Мало сказать о ней: ярко талантливая и замечательно красивая женщина, завлит театра им. Ленсовета в его дивную пору…
Последние годы она очень тяжело жила, сильно болея, не смиряясь с кончиной любимого мужа, актера Алексея Михайловича Розанова (она и умерла в один с ним день, с разницей в пять лет). Вот она ушла — и сразу необманное чувство большой потери. Она была наделена многими дарованиями, но прежде всего — индивидуальным мироощущением: горьковатым, мужественным, ироничным. И вот это обаяние, аура состоявшейся незаурядной личности еще живы в памяти, и расставание — болезненно.
Жизнь вообще была к ней резка. У одаренной студентки ГИТИСа за плечами были минское гетто, побег, партизанский отряд, гибель родителей (ее девичья фамилия — Костелянец, она кузина Б.О.Костелянца). Ее жизнь была опалена историей. Ее «университеты» были не только академическими, притом, что она была человеком культуры. Она имела право заниматься искусством драмы — и идеально пришлась театру им. Ленсовета в его лучшую пору. В волне долгожданно живых, демократично «открытых» спектаклей была капля и ее горького меду.
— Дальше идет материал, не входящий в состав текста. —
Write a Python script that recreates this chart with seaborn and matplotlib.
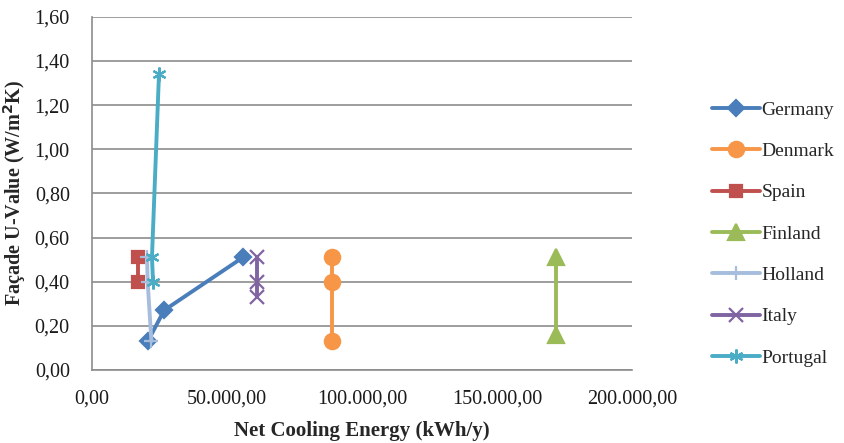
import pandas as pd
import numpy as np
import matplotlib
matplotlib.use('Agg')
import matplotlib.pyplot as plt
import seaborn as sns
from matplotlib.ticker import FuncFormatter, MultipleLocator

# data: (net cooling energy kWh/y, facade U-value W/m2K)
countries = ['Germany', 'Denmark', 'Spain', 'Finland', 'Holland', 'Italy', 'Portugal']
germany_x = [20700, 26700, 55900]
germany_y = [0.13, 0.27, 0.51]
denmark_x = [88900, 88900, 88900]
denmark_y = [0.51, 0.40, 0.13]
spain_x = [17000, 17000]
spain_y = [0.51, 0.40]
finland_x = [171800, 171800]
finland_y = [0.16, 0.51]
holland_x = [20400, 20600, 22000]
holland_y = [0.51, 0.40, 0.13]
italy_x = [61000, 61000, 61000]
italy_y = [0.51, 0.40, 0.33]
portugal_x = [22600, 22200, 24800]
portugal_y = [0.40, 0.51, 1.34]

series = {
    'Germany': (germany_x, germany_y),
    'Denmark': (denmark_x, denmark_y),
    'Spain': (spain_x, spain_y),
    'Finland': (finland_x, finland_y),
    'Holland': (holland_x, holland_y),
    'Italy': (italy_x, italy_y),
    'Portugal': (portugal_x, portugal_y),
}

rows = []
for name in countries:
    xs, ys = series[name]
    for i, (x, y) in enumerate(zip(xs, ys)):
        rows.append({'country': name, 'order': i, 'energy': x, 'uvalue': y})
df = pd.DataFrame(rows)

palette = {
    'Germany': '#4A7EBB',
    'Denmark': '#F79646',
    'Spain': '#C0504D',
    'Finland': '#9BBB59',
    'Holland': '#A6BDDE',
    'Italy': '#8064A2',
    'Portugal': '#4BACC6',
}
markers = {
    'Germany': 'D',
    'Denmark': 'o',
    'Spain': 's',
    'Finland': '^',
    'Holland': '+',
    'Italy': 'x',
    'Portugal': (6, 2, 0),
}
sizes = {'Germany': 8, 'Denmark': 11, 'Spain': 9, 'Finland': 11,
         'Holland': 10, 'Italy': 10, 'Portugal': 10}

sns.set_theme(style='white')
plt.rcParams['font.family'] = ['Liberation Serif', 'DejaVu Serif']

fig = plt.figure(figsize=(8.44, 4.43), dpi=100)
ax = fig.add_axes([0.109, 0.165, 0.64, 0.797])

for name in countries:
    sub = df[df['country'] == name]
    sns.lineplot(data=sub, x='energy', y='uvalue', sort=False, ax=ax,
                 color=palette[name], marker=markers[name], markersize=sizes[name],
                 markeredgecolor=palette[name], markeredgewidth=1.6,
                 linewidth=2.8, label=name, estimator=None)

ax.set_xlim(0, 200000)
ax.set_ylim(0, 1.6)
ax.yaxis.set_major_locator(MultipleLocator(0.2))
ax.xaxis.set_major_locator(MultipleLocator(50000))


def fmt_x(v, pos):
    s = f'{v:,.2f}'
    return s.replace(',', 'X').replace('.', ',').replace('X', '.')


ax.xaxis.set_major_formatter(FuncFormatter(fmt_x))
ax.yaxis.set_major_formatter(FuncFormatter(lambda v, p: f'{v:.2f}'.replace('.', ',')))

ax.grid(axis='y', color='#8c8c8c', linewidth=1.2)
ax.grid(axis='x', visible=False)
ax.set_axisbelow(True)
for side in ['top', 'right']:
    ax.spines[side].set_visible(False)
for side in ['left', 'bottom']:
    ax.spines[side].set_color('#8c8c8c')
    ax.spines[side].set_linewidth(1.2)

ax.tick_params(axis='y', labelsize=14.5, colors='#8c8c8c', labelcolor='#1a1a1a',
               length=0, pad=16)
ax.tick_params(axis='x', labelsize=14.5, colors='#8c8c8c', labelcolor='#1a1a1a',
               length=0, pad=14)
ax.set_xlabel('Net Cooling Energy (kWh/y)', fontsize=15, fontweight='bold', labelpad=9)
ax.set_ylabel('Façade U-Value (W/m$^{\\mathbf{2}}$K)', fontsize=14.5, fontweight='bold', labelpad=5)

leg = ax.legend(loc='center left', bbox_to_anchor=(1.115, 0.385), frameon=False,
                fontsize=14, labelspacing=1.22, handlelength=2.5, handletextpad=0.05)

fig.savefig('out.png', dpi=100)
Театр жесток и скоро это доказал, но были и годы работы: для многих драматургов, художников, композиторов театр начинался с творческого общения с этой женщиной. Театр жесток — но была, например, и «Жестокость», которую помогла сделать Геннадию Опоркову именно она, работая над инсценировкой повести Павла Нилина. Вообще же писательство могло стать ее профессией, о том говорит ее автобиографическая повесть, пленившая и Алеся Адамовича (рукопись хранится у дочери); но драматизм судьбы рифмовался только с драматическим театром. Потом и театр ушел. Теперь вот — завершена и вся эта опаленная судьба. Не будет этого саркастичного смешка, обращенного внутрь себя, и замечательно цепких характеристик по разным поводам — всего этого шарма, которым она прикрывала свое мужество жить.